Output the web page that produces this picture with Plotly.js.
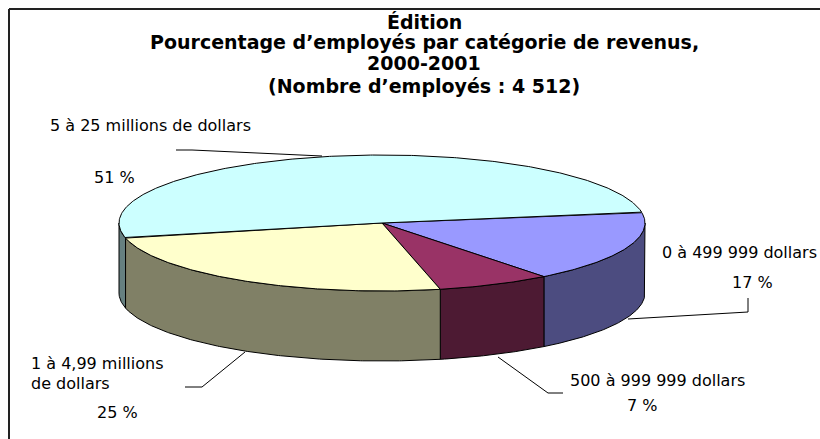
<!DOCTYPE html>
<html>
<head>
<meta charset="utf-8">
<script src="https://cdn.plot.ly/plotly-3.0.1.min.js"></script>
<style>html,body{margin:0;padding:0;background:#fff;}</style>
</head>
<body>
<div id="chart" style="width:820px;height:439px;"></div>
<script>
// ---- data ----
const categories = ["0 à 499 999 dollars", "500 à 999 999 dollars", "1 à 4,99 millions de dollars", "5 à 25 millions de dollars"];
const percents = [17, 7, 25, 51];
const percentLabels = ["17 %", "7 %", "25 %", "51 %"];
const titleLines = ["Édition", "Pourcentage d’employés par catégorie de revenus,", "2000-2001", "(Nombre d’employés : 4 512)"];
const topColors = ["#9999FF", "#993366", "#FFFFCC", "#CCFFFF"];
const sideColors = ["#4C4C80", "#4D1A33", "#808066", "#668080"];

// ---- pseudo-3D pie geometry (pixel space) ----
const cx = 382, cy = 223, a = 263, b = 68, depth = 70, startDeg = 9.2;
const rad = d => d * Math.PI / 180;
const ex = d => cx + a * Math.cos(rad(d));
const ey = d => cy - b * Math.sin(rad(d));

const total = percents.reduce((s, v) => s + v, 0);
const slices = [];
let cur = startDeg;
percents.forEach((v, i) => {
  const span = v / total * 360;
  slices.push({ i, hi: cur, lo: cur - span });
  cur -= span;
});

function arc(from, to, dy) {
  const xs = [], ys = [];
  const n = Math.max(2, Math.ceil(Math.abs(to - from) / 0.5));
  for (let k = 0; k <= n; k++) {
    const d = from + (to - from) * k / n;
    xs.push(ex(d)); ys.push(ey(d) + dy);
  }
  return [xs, ys];
}

const traces = [];
// walls (front half only)
slices.forEach(s => {
  for (let k = -2; k <= 1; k++) {
    const wlo = Math.max(s.lo, k * 360 - 180), whi = Math.min(s.hi, k * 360);
    if (whi - wlo > 0.01) {
      const [tx, ty] = arc(wlo, whi, 0);
      const [bx, by] = arc(whi, wlo, depth);
      traces.push({
        type: "scatter", mode: "lines", fill: "toself",
        x: tx.concat(bx, [tx[0]]), y: ty.concat(by, [ty[0]]),
        fillcolor: sideColors[s.i], line: { color: "#000", width: 1 },
        hoverinfo: "skip", showlegend: false
      });
    }
  }
});
// top faces
slices.forEach(s => {
  const [tx, ty] = arc(s.hi, s.lo, 0);
  traces.push({
    type: "scatter", mode: "lines", fill: "toself",
    x: [cx].concat(tx, [cx]), y: [cy].concat(ty, [cy]),
    fillcolor: topColors[s.i], line: { color: "#000", width: 1 },
    name: categories[s.i], hoverinfo: "skip", showlegend: false
  });
});

const lf = { family: "DejaVu Sans", size: 16, color: "#000" };
const tf = { family: "DejaVu Sans", size: 19, color: "#000" };
const ann = (text, x, y, xanchor, font) => ({ text, x, y, xref: "x", yref: "y", xanchor, yanchor: "middle", showarrow: false, font });

const annotations = [
  ann("<b>" + titleLines[0] + "</b>", 424, 22, "center", tf),
  ann("<b>" + titleLines[1] + "</b>", 424, 42, "center", tf),
  ann("<b>" + titleLines[2] + "</b>", 424, 63, "center", tf),
  ann("<b>" + titleLines[3] + "</b>", 424, 86, "center", tf),
  ann(categories[3], 150, 125, "center", lf),
  ann(percentLabels[3], 114, 177, "center", lf),
  ann(categories[0], 660, 252, "left", lf),
  ann(percentLabels[0], 752, 282, "center", lf),
  ann("1 à 4,99 millions", 29, 363, "left", lf),
  ann("de dollars", 29, 383, "left", lf),
  ann(percentLabels[2], 117, 412, "center", lf),
  ann(categories[1], 568, 380, "left", lf),
  ann(percentLabels[1], 642, 405, "center", lf)
];

const leader = pts => ({ type: "path", xref: "x", yref: "y", path: "M" + pts.map(p => p.join(",")).join(" L"), line: { color: "#000", width: 1 } });
const shapes = [
  leader([[176, 150], [192, 150], [322, 156]]),
  leader([[748, 298], [748, 312], [628, 319]]),
  leader([[185, 387], [202, 387], [245, 352]]),
  leader([[563, 393], [548, 393], [498, 357]]),
  { type: "line", xref: "paper", yref: "paper", x0: 9 / 820, x1: 1.01, y0: 1 - 9 / 439, y1: 1 - 9 / 439, line: { color: "#222", width: 2 } },
  { type: "line", xref: "paper", yref: "paper", x0: 9 / 820, x1: 9 / 820, y0: 1 - 9 / 439, y1: -0.01, line: { color: "#222", width: 2 } }
];

const layout = {
  width: 820, height: 439,
  margin: { l: 0, r: 0, t: 0, b: 0 },
  paper_bgcolor: "#fff", plot_bgcolor: "#fff",
  xaxis: { range: [0, 820], visible: false, fixedrange: true },
  yaxis: { range: [439, 0], visible: false, fixedrange: true },
  showlegend: false, annotations, shapes, hovermode: false
};
Plotly.newPlot("chart", traces, layout, { staticPlot: true, displayModeBar: false });
</script>
</body>
</html>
◆ ◆ ◆ ◆ ◆ ◆ ◆
Instructions to follow: Every line above should be returned exactly; the pictures stay out.

Solution for this exercise:
Output the web page that produces this picture with Plotly.js.
<!DOCTYPE html>
<html>
<head>
<meta charset="utf-8">
<script src="https://cdn.plot.ly/plotly-3.0.1.min.js"></script>
<style>html,body{margin:0;padding:0;background:#fff;}</style>
</head>
<body>
<div id="chart" style="width:820px;height:439px;"></div>
<script>
// ---- data ----
const categories = ["0 à 499 999 dollars", "500 à 999 999 dollars", "1 à 4,99 millions de dollars", "5 à 25 millions de dollars"];
const percents = [17, 7, 25, 51];
const percentLabels = ["17 %", "7 %", "25 %", "51 %"];
const titleLines = ["Édition", "Pourcentage d’employés par catégorie de revenus,", "2000-2001", "(Nombre d’employés : 4 512)"];
const topColors = ["#9999FF", "#993366", "#FFFFCC", "#CCFFFF"];
const sideColors = ["#4C4C80", "#4D1A33", "#808066", "#668080"];

// ---- pseudo-3D pie geometry (pixel space) ----
const cx = 382, cy = 223, a = 263, b = 68, depth = 70, startDeg = 9.2;
const rad = d => d * Math.PI / 180;
const ex = d => cx + a * Math.cos(rad(d));
const ey = d => cy - b * Math.sin(rad(d));

const total = percents.reduce((s, v) => s + v, 0);
const slices = [];
let cur = startDeg;
percents.forEach((v, i) => {
  const span = v / total * 360;
  slices.push({ i, hi: cur, lo: cur - span });
  cur -= span;
});

function arc(from, to, dy) {
  const xs = [], ys = [];
  const n = Math.max(2, Math.ceil(Math.abs(to - from) / 0.5));
  for (let k = 0; k <= n; k++) {
    const d = from + (to - from) * k / n;
    xs.push(ex(d)); ys.push(ey(d) + dy);
  }
  return [xs, ys];
}

const traces = [];
// walls (front half only)
slices.forEach(s => {
  for (let k = -2; k <= 1; k++) {
    const wlo = Math.max(s.lo, k * 360 - 180), whi = Math.min(s.hi, k * 360);
    if (whi - wlo > 0.01) {
      const [tx, ty] = arc(wlo, whi, 0);
      const [bx, by] = arc(whi, wlo, depth);
      traces.push({
        type: "scatter", mode: "lines", fill: "toself",
        x: tx.concat(bx, [tx[0]]), y: ty.concat(by, [ty[0]]),
        fillcolor: sideColors[s.i], line: { color: "#000", width: 1 },
        hoverinfo: "skip", showlegend: false
      });
    }
  }
});
// top faces
slices.forEach(s => {
  const [tx, ty] = arc(s.hi, s.lo, 0);
  traces.push({
    type: "scatter", mode: "lines", fill: "toself",
    x: [cx].concat(tx, [cx]), y: [cy].concat(ty, [cy]),
    fillcolor: topColors[s.i], line: { color: "#000", width: 1 },
    name: categories[s.i], hoverinfo: "skip", showlegend: false
  });
});

const lf = { family: "DejaVu Sans", size: 16, color: "#000" };
const tf = { family: "DejaVu Sans", size: 19, color: "#000" };
const ann = (text, x, y, xanchor, font) => ({ text, x, y, xref: "x", yref: "y", xanchor, yanchor: "middle", showarrow: false, font });

const annotations = [
  ann("<b>" + titleLines[0] + "</b>", 424, 22, "center", tf),
  ann("<b>" + titleLines[1] + "</b>", 424, 42, "center", tf),
  ann("<b>" + titleLines[2] + "</b>", 424, 63, "center", tf),
  ann("<b>" + titleLines[3] + "</b>", 424, 86, "center", tf),
  ann(categories[3], 150, 125, "center", lf),
  ann(percentLabels[3], 114, 177, "center", lf),
  ann(categories[0], 660, 252, "left", lf),
  ann(percentLabels[0], 752, 282, "center", lf),
  ann("1 à 4,99 millions", 29, 363, "left", lf),
  ann("de dollars", 29, 383, "left", lf),
  ann(percentLabels[2], 117, 412, "center", lf),
  ann(categories[1], 568, 380, "left", lf),
  ann(percentLabels[1], 642, 405, "center", lf)
];

const leader = pts => ({ type: "path", xref: "x", yref: "y", path: "M" + pts.map(p => p.join(",")).join(" L"), line: { color: "#000", width: 1 } });
const shapes = [
  leader([[176, 150], [192, 150], [322, 156]]),
  leader([[748, 298], [748, 312], [628, 319]]),
  leader([[185, 387], [202, 387], [245, 352]]),
  leader([[563, 393], [548, 393], [498, 357]]),
  { type: "line", xref: "paper", yref: "paper", x0: 9 / 820, x1: 1.01, y0: 1 - 9 / 439, y1: 1 - 9 / 439, line: { color: "#222", width: 2 } },
  { type: "line", xref: "paper", yref: "paper", x0: 9 / 820, x1: 9 / 820, y0: 1 - 9 / 439, y1: -0.01, line: { color: "#222", width: 2 } }
];

const layout = {
  width: 820, height: 439,
  margin: { l: 0, r: 0, t: 0, b: 0 },
  paper_bgcolor: "#fff", plot_bgcolor: "#fff",
  xaxis: { range: [0, 820], visible: false, fixedrange: true },
  yaxis: { range: [439, 0], visible: false, fixedrange: true },
  showlegend: false, annotations, shapes, hovermode: false
};
Plotly.newPlot("chart", traces, layout, { staticPlot: true, displayModeBar: false });
</script>
</body>
</html>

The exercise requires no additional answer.